Variant	Max length	Vocab	Params	Eval F1	Accuracy	Train runtime
regex	64	3000	3.96M	0.9911	0.9951	827s
char	128	2654	3.88M	0.8142	0.9637	1983s

Field-level F1 on the same validation split:

Field	regex	char
GROUP	0.9962	0.9516
TITLE	0.9761	0.7983
SEASON	0.9880	0.6290
EPISODE	0.9950	0.8082

The regex tokenizer remains the default. Both variants can parse simple S01E07, but the character tokenizer was weaker on season/episode boundaries and long title spans.

Usage

Install dependencies:

pip install -r requirements.txt

Parse a filename with this repository cloned locally:

python inference.py --model-dir . "Witch.Hat.Atelier.S01E07.1080p.NF.WEB-DL.JPN.AAC2.0.H.264.MSubs-ToonsHub"

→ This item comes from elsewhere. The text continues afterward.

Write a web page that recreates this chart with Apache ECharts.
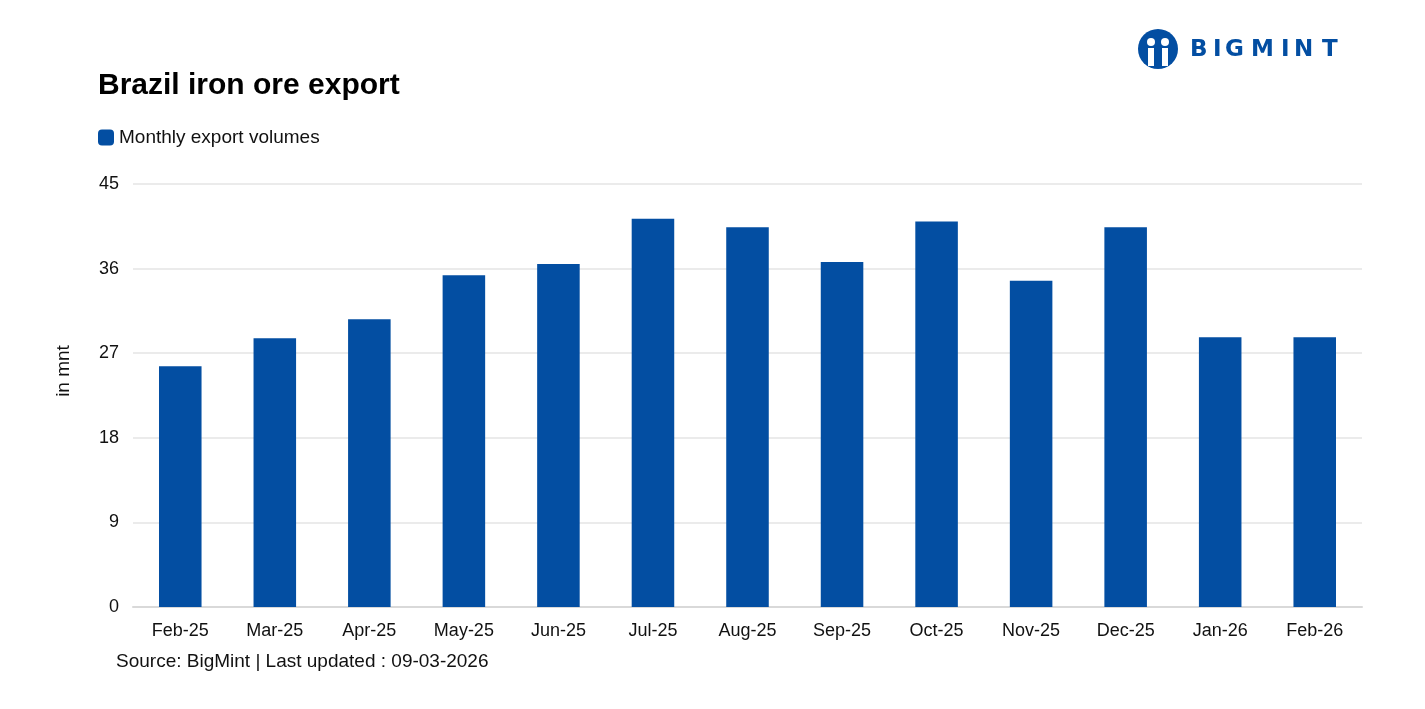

Load only the model weights from the Hub:

from transformers import BertForTokenClassification

model = BertForTokenClassification.from_pretrained("ModerRAS/AniFileBERT")

For full parsing, clone this repo and use load_tokenizer from tokenizer.py or the CLI in inference.py.

Clone with Dataset Submodule

git clone --recursive https://huggingface.co/ModerRAS/AniFileBERT
# or, after a normal clone:
git submodule update --init --recursive

Training

Prerequisites (Windows / Local GPU)

PyTorch 2.11+ with CUDA 12.6 is required for GPU training:

pip install torch --index-url https://download.pytorch.org/whl/cu126
pip install -r requirements.txt

Fine-tune with rebuilt vocabulary

python train.py --data-file datasets/AnimeName/dmhy_weak.jsonl \
  --vocab-file datasets/AnimeName/vocab.json \
  --save-dir checkpoints/dmhy-finetune \
  --init-model-dir . \
  --epochs 10 --batch-size 128 \
  --learning-rate 0.0003 --warmup-steps 300 --seed 42

The model loads the old 3000-token checkpoint, resize_token_embeddings() adds 5000 new randomly-initialized slots for the new vocabulary, and fine-tuning trains the full model. About 96% of token occurrences are now covered (vs 90% with the old 3000-token vocabulary).

Regenerate datasets from source

python data_generator.py --num-samples 100000
python dmhy_dataset.py --db D:/WorkSpace/Python/dmhy-parser/dmhy_anime.db --output data/dmhy/dmhy_weak.jsonl
python mix_datasets.py --synthetic data/synthetic.jsonl --dmhy data/dmhy/dmhy_weak.jsonl --output data/dmhy/mixed_train.jsonl

Rebuild vocabulary (if needed)

python -c "
import json, collections
tokens = collections.Counter()
[ tokens.update(item['tokens']) for item in [json.loads(l) for l in open('datasets/AnimeName/dmhy_weak.jsonl')] if item ]
vocab = {t:i for i,t in enumerate(['[PAD]','[UNK]','[CLS]','[SEP]'] + [t for t,_ in tokens.most_common(7996)])}
json.dump(vocab, open('vocab.json','w'), ensure_ascii=False, indent=2)
"

Export ONNX for MiruPlay Android

python export_onnx.py --model-dir checkpoints/dmhy-finetune/final --output exports/anime_filename_parser.onnx

Google Colab Training

Upload and run colab_train.py in a Colab GPU runtime. It will mount Google Drive, clone both repos, install dependencies, and run the full training pipeline. Checkpoints are saved to your Drive automatically.

Repository Layout

model.safetensors, config.json, vocab.json: default fine-tuned model
train.py, dataset.py, tokenizer.py, model.py: training pipeline
dmhy_dataset.py, mix_datasets.py: weak-label export and dataset mixing
inference.py: end-to-end filename parser CLI
export_onnx.py: ONNX export for Android integration
exports/: exported ONNX model and metadata
data/dmhy/*.manifest.json: dataset waterlines and counts
datasets/AnimeName/: nested dataset submodule

Maintenance Notes

MiruPlay tracks this repository as tools/anime_parser, and this repository tracks ModerRAS/AnimeName as datasets/AnimeName. After updating either repo, remember to commit the submodule pointer in the parent repo.

For the full maintenance workflow, see MiruPlay's docs/anifilebert-maintenance.md.